> _Objective_
Report all lines from the entries below in which "code" appears.

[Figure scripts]
※

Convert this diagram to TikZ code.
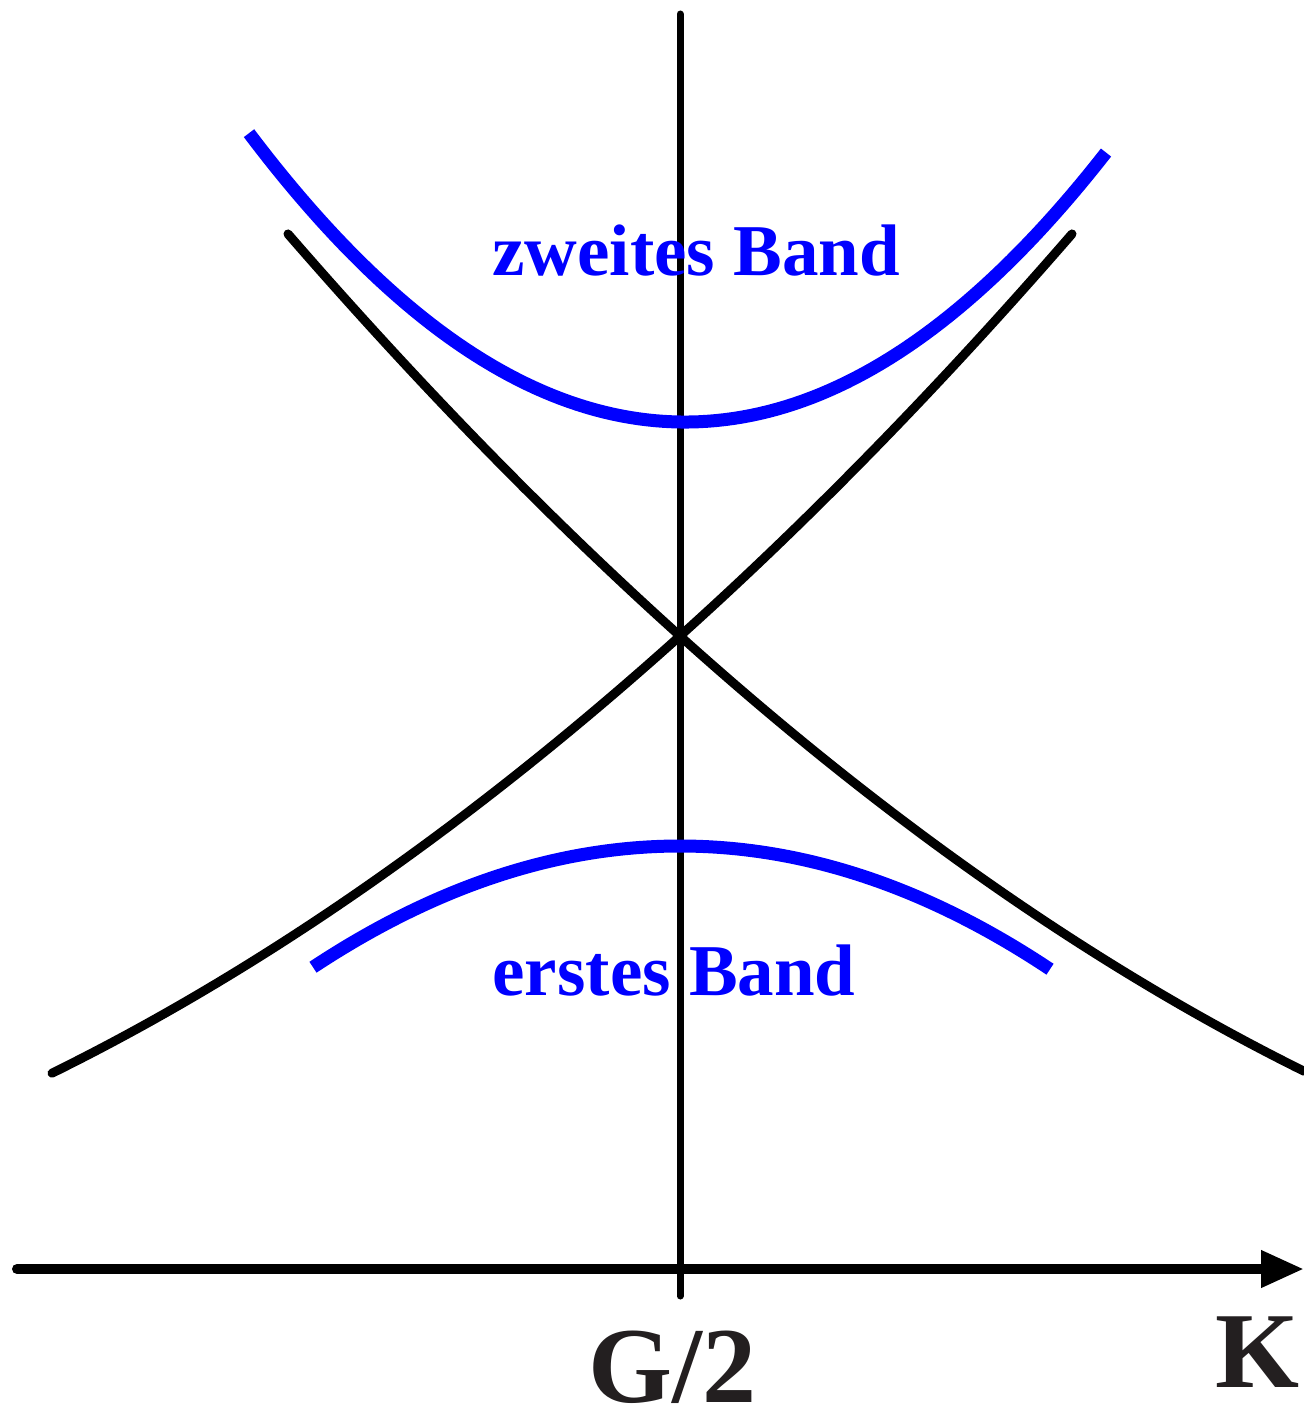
\documentclass[tikz,border=0pt]{standalone}
\usepackage{fontspec}
\setmainfont{Liberation Serif}
\usetikzlibrary{arrows.meta}
\definecolor{bandblue}{RGB}{0,0,255}
\definecolor{inkblack}{RGB}{35,31,32}
\begin{document}
\begin{tikzpicture}[x=0.5pt,y=-0.5pt,
  freecurve/.style={line width=4.5pt, line cap=round, black},
  bandcurve/.style={line width=6.5pt, bandblue},
  haxis/.style={line width=5pt, line cap=round, black, -{Triangle[length=21.5pt,width=17.5pt]}},
  vaxis/.style={line width=3.5pt, line cap=round, black},
  bandlabel/.style={text=bandblue, font=\fontsize{36.5}{40}\selectfont\bfseries, inner sep=0pt, anchor=base},
  axislabel/.style={text=inkblack, font=\fontsize{54}{60}\selectfont\bfseries, inner sep=0pt, text depth=0pt, anchor=base}]
\useasboundingbox (0,0) rectangle (1304,1413);

% axes
\coordinate (hstart) at (17,1269);
\coordinate (hend) at (1304,1269);
\coordinate (vtop) at (680,14);
\coordinate (vbot) at (680,1296);
\draw[vaxis] (vtop) -- (vbot);
\draw[haxis] (hstart) -- (hend);

% free-electron parabolas
\draw[freecurve] plot[domain=52:1072, samples=100, variable=\x]
  (\x, {636 - 0.899*(\x-680) - 3.23*((\x-680)/100)^2});
\draw[freecurve] plot[domain=288:1304, samples=100, variable=\x]
  (\x, {636 + 0.899*(\x-680) - 3.23*((\x-680)/100)^2});

% bands
\draw[bandcurve] plot[domain=249:1106, samples=100, variable=\x]
  (\x, {422 - 15.2*((\x-680)/100)^2 + 0.015*(\x-680)});
\draw[bandcurve] plot[domain=313:1050, samples=100, variable=\x]
  (\x, {846 + 9*((\x-680)/100)^2});

% labels
\node[bandlabel] (zweites) at (696,275) {zweites Band};
\node[bandlabel] (erstes) at (674,995) {erstes Band};
\node[axislabel] (G) at (672,1402) {G/2};
\node[axislabel] (K) at (1257,1387) {K};
\end{tikzpicture}
\end{document}
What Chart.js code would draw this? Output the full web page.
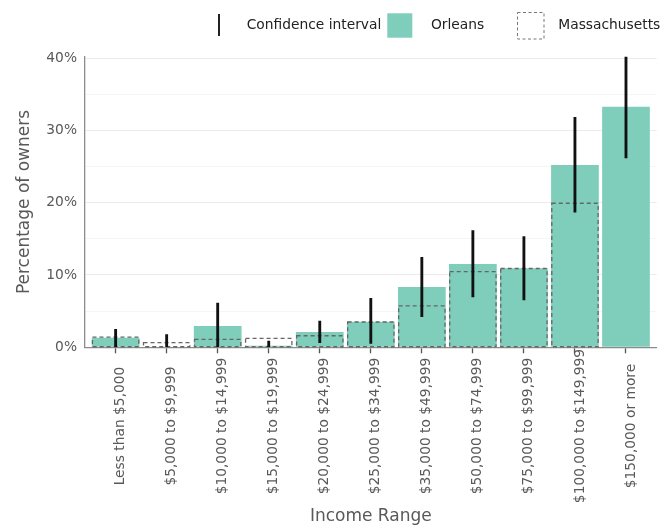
<!DOCTYPE html>
<html>
<head>
<meta charset="utf-8">
<script src="https://cdn.jsdelivr.net/npm/chart.js@4/dist/chart.umd.min.js"></script>
<style>
  html, body { margin: 0; padding: 0; background: #ffffff; }
  #wrap { width: 671px; height: 525px; position: relative; }
</style>
</head>
<body>
<div id="wrap"><canvas id="c" width="671" height="525"></canvas></div>
<script>
const categories = ['Less than $5,000', '$5,000 to $9,999', '$10,000 to $14,999', '$15,000 to $19,999',
  '$20,000 to $24,999', '$25,000 to $34,999', '$35,000 to $49,999', '$50,000 to $74,999',
  '$75,000 to $99,999', '$100,000 to $149,999', '$150,000 or more'];
const orleans = [1.33, 0, 2.95, 0.23, 2.1, 3.55, 8.34, 11.53, 10.93, 25.23, 33.26];
const massachusetts = [1.4, 0.64, 1.1, 1.24, 1.6, 3.5, 5.72, 10.47, 10.9, 19.93, null];
const ciLow = [0, 0, 0, 0, 0.64, 0.55, 4.24, 6.96, 6.55, 18.7, 26.2];
const ciHigh = [2.5, 1.75, 6.1, 0.87, 3.64, 6.78, 12.46, 16.14, 15.3, 31.8, 40.3];
const yTicks = [0, 5, 10, 15, 20, 25, 30, 35, 40];
const legendLabels = ['Confidence interval', 'Orleans', 'Massachusetts'];

const FONT = 'DejaVu Sans';
const GREEN = '#7fcdbb';

const dashedPlugin = {
  id: 'dashedMass',
  afterDatasetDraw(chart, args) {
    if (args.index !== 1) return;
    const ctx = chart.ctx;
    ctx.save();
    ctx.strokeStyle = '#666666';
    ctx.lineWidth = 1.3;
    ctx.setLineDash([4, 3]);
    args.meta.data.forEach((el, i) => {
      if (massachusetts[i] == null) return;
      const p = el.getProps(['x', 'y', 'base', 'width'], true);
      ctx.strokeRect(p.x - p.width / 2 + 0.7, p.y, p.width - 1.4, p.base - p.y);
    });
    ctx.restore();
  }
};

const labelsPlugin = {
  id: 'xLabels',
  afterDraw(chart) {
    const ctx = chart.ctx;
    const xs = chart.scales.x;
    ctx.save();
    ctx.font = '13.8px "' + FONT + '"';
    ctx.fillStyle = '#595959';
    ctx.textAlign = 'center';
    ctx.textBaseline = 'middle';
    categories.forEach((c, i) => {
      const px = xs.getPixelForValue(i) + 5;
      ctx.save();
      ctx.translate(px, 426);
      ctx.rotate(-Math.PI / 2);
      ctx.fillText(c, 0, 0);
      ctx.restore();
    });
    ctx.restore();
  }
};

const legendPlugin = {
  id: 'customLegend',
  afterDraw(chart) {
    const ctx = chart.ctx;
    ctx.save();
    ctx.strokeStyle = '#222';
    ctx.lineWidth = 2;
    ctx.beginPath();
    ctx.moveTo(219, 14);
    ctx.lineTo(219, 36);
    ctx.stroke();
    ctx.fillStyle = GREEN;
    ctx.fillRect(387.3, 13.3, 25, 24.4);
    ctx.strokeStyle = '#777';
    ctx.lineWidth = 1;
    ctx.setLineDash([3, 2.5]);
    ctx.strokeRect(517.5, 12.5, 26.5, 26.5);
    ctx.setLineDash([]);
    ctx.font = '13.8px "' + FONT + '"';
    ctx.fillStyle = '#222';
    ctx.textAlign = 'left';
    ctx.textBaseline = 'middle';
    ctx.fillText(legendLabels[0], 246.7, 25.5);
    ctx.fillText(legendLabels[1], 431, 25.5);
    ctx.fillText(legendLabels[2], 558.3, 25.5);
    ctx.restore();
  }
};

const idx = categories.map((_, i) => i);

new Chart(document.getElementById('c'), {
  type: 'bar',
  data: {
    datasets: [
      {
        label: 'Confidence interval',
        data: idx.map(i => ({ x: i, y: [ciLow[i], ciHigh[i]] })),
        backgroundColor: '#111',
        borderWidth: 0,
        barThickness: 2.2,
        grouped: false
      },
      {
        label: 'Massachusetts',
        data: idx.map(i => ({ x: i, y: massachusetts[i] })),
        backgroundColor: 'rgba(0,0,0,0)',
        borderWidth: 0,
        grouped: false,
        barPercentage: 0.935,
        categoryPercentage: 1
      },
      {
        label: 'Orleans',
        data: idx.map(i => ({ x: i, y: orleans[i] })),
        backgroundColor: GREEN,
        borderWidth: 0,
        grouped: false,
        barPercentage: 0.935,
        categoryPercentage: 1
      }
    ]
  },
  options: {
    responsive: false,
    animation: false,
    events: [],
    layout: { padding: { top: 56.7, right: 14.4, bottom: 0, left: 0 } },
    plugins: {
      legend: { display: false },
      tooltip: { enabled: false },
      title: { display: false }
    },
    scales: {
      x: {
        type: 'linear',
        offset: false,
        min: -0.6,
        max: 10.6,
        afterBuildTicks(scale) { scale.ticks = idx.map(v => ({ value: v })); },
        afterFit(scale) { scale.height = 177.7; },
        grid: {
          offset: false,
          drawOnChartArea: false,
          drawTicks: true,
          tickLength: 6,
          tickColor: '#555',
          tickWidth: 1.3
        },
        border: { display: true, color: '#8c8c8c', width: 1.3 },
        ticks: { display: false },
        title: {
          display: true,
          text: 'Income Range',
          color: '#595959',
          font: { family: FONT, size: 17, lineHeight: 1 },
          padding: { top: 0, bottom: 0 }
        }
      },
      y: {
        type: 'linear',
        min: 0,
        max: 40.2,
        afterBuildTicks(scale) { scale.ticks = yTicks.map(v => ({ value: v })); },
        afterFit(scale) { scale.width = 85; },
        grid: {
          drawTicks: false,
          color: (c) => (c.tick && c.tick.value % 10 === 0) ? '#ebebeb' : '#f5f5f5',
          lineWidth: 1.1
        },
        border: { display: true, color: '#8c8c8c', width: 1.3 },
        ticks: {
          padding: 8,
          color: '#595959',
          font: { family: FONT, size: 13.8 },
          callback: (v) => (v % 10 === 0) ? v + '%' : ''
        },
        title: {
          display: true,
          text: 'Percentage of owners',
          color: '#595959',
          font: { family: FONT, size: 17, lineHeight: 1 },
          padding: { top: 16.5, bottom: 0 }
        }
      }
    }
  },
  plugins: [dashedPlugin, labelsPlugin, legendPlugin]
});
</script>
</body>
</html>
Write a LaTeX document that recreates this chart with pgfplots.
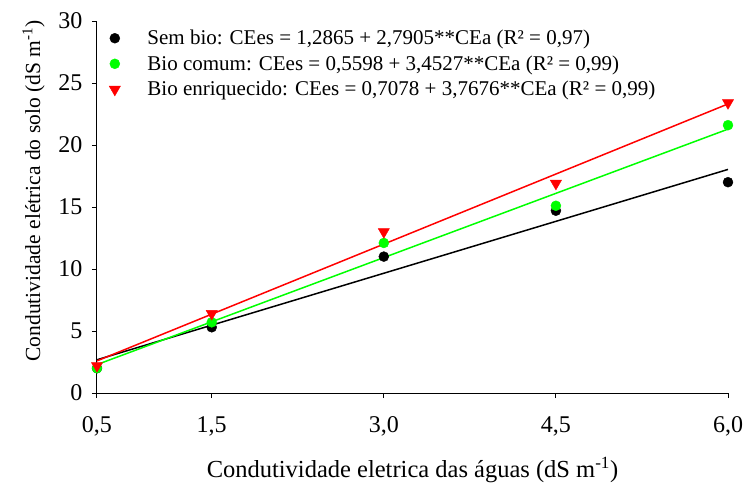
\documentclass[border=0pt]{standalone}
\usepackage{pgfplots}
\pgfplotsset{compat=1.18}
\usepackage{fontspec}
\setmainfont{Liberation Serif}
\definecolor{cgreen}{RGB}{0,255,0}
\definecolor{cred}{RGB}{255,0,0}

% observed means
\pgfplotstableread{
x    y
0.5  2.0
1.5  5.3
3.0  11.0
4.5  14.7
6.0  17.0
}\semBio
\pgfplotstableread{
x    y
0.5  2.0
1.5  5.7
3.0  12.1
4.5  15.1
6.0  21.6
}\bioComum
\pgfplotstableread{
x    y
0.5  2.2
1.5  6.4
3.0  13.0
4.5  16.9
6.0  23.4
}\bioEnriq

\begin{document}
\begin{tikzpicture}
\begin{axis}[
  scale only axis,
  width=631pt, height=372pt,
  xmin=0.5, xmax=6.0,
  ymin=0, ymax=30,
  xtick={0.5,1.5,3.0,4.5,6.0},
  ytick={0,5,10,15,20,25,30},
  axis x line*=bottom, axis y line*=left,
  axis line style={line width=1pt},
  tick style={line width=1pt,black},
  tick align=outside,
  major tick length=5pt,
  clip=false,
  /pgf/number format/assume math mode=true,
  tick label style={font=\fontsize{24}{28}\selectfont},
  xticklabel style={/pgf/number format/fixed, /pgf/number format/fixed zerofill,
    /pgf/number format/precision=1, /pgf/number format/use comma, yshift=-15pt},
  yticklabel style={xshift=-6pt},
  xlabel={Condutividade eletrica das águas (dS m\textsuperscript{-1})},
  ylabel={Condutividade elétrica do solo (dS m\textsuperscript{-1})},
  xlabel style={font=\fontsize{24.5}{28}\selectfont, yshift=-14pt},
  ylabel style={font=\fontsize{21.5}{26}\selectfont, yshift=7pt, xshift=16pt},
  legend style={draw=none, fill=none, at={(0,1)}, anchor=north west,
    xshift=10pt, yshift=-5pt,
    font=\fontsize{21}{25}\selectfont, row sep=5.5pt, inner sep=2pt,
    /tikz/every odd column/.append style={column sep=25pt}},
  legend cell align=left,
]
\addplot[only marks, mark=*, mark size=5pt, black] table {\semBio};
\addlegendentry{Sem bio: CEes = 1,2865 + 2,7905**CEa (R² = 0,97)}
\addplot[only marks, mark=*, mark size=5pt, cgreen] table {\bioComum};
\addlegendentry{Bio comum: CEes = 0,5598 + 3,4527**CEa (R² = 0,99)}
\addplot[only marks, mark=triangle*, mark size=6.5pt, cred, mark options={rotate=180}] table {\bioEnriq};
\addlegendentry{Bio enriquecido: CEes = 0,7078 + 3,7676**CEa (R² = 0,99)}
% fitted lines (end points of the regressions)
\addplot[forget plot, black, line width=1.5pt] coordinates {(0.5,2.68) (6.0,18.03)};
\addplot[forget plot, cgreen, line width=1.5pt] coordinates {(0.5,2.29) (6.0,21.28)};
\addplot[forget plot, cred, line width=1.5pt] coordinates {(0.5,2.59) (6.0,23.31)};
\end{axis}
\pgfresetboundingbox
\useasboundingbox (-97pt,-89pt) rectangle (647pt,393pt);
\end{tikzpicture}
\end{document}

※

> _Exercise response_
Convert this diagram to TikZ code.
What Chart.js code would draw this? Output the full web page.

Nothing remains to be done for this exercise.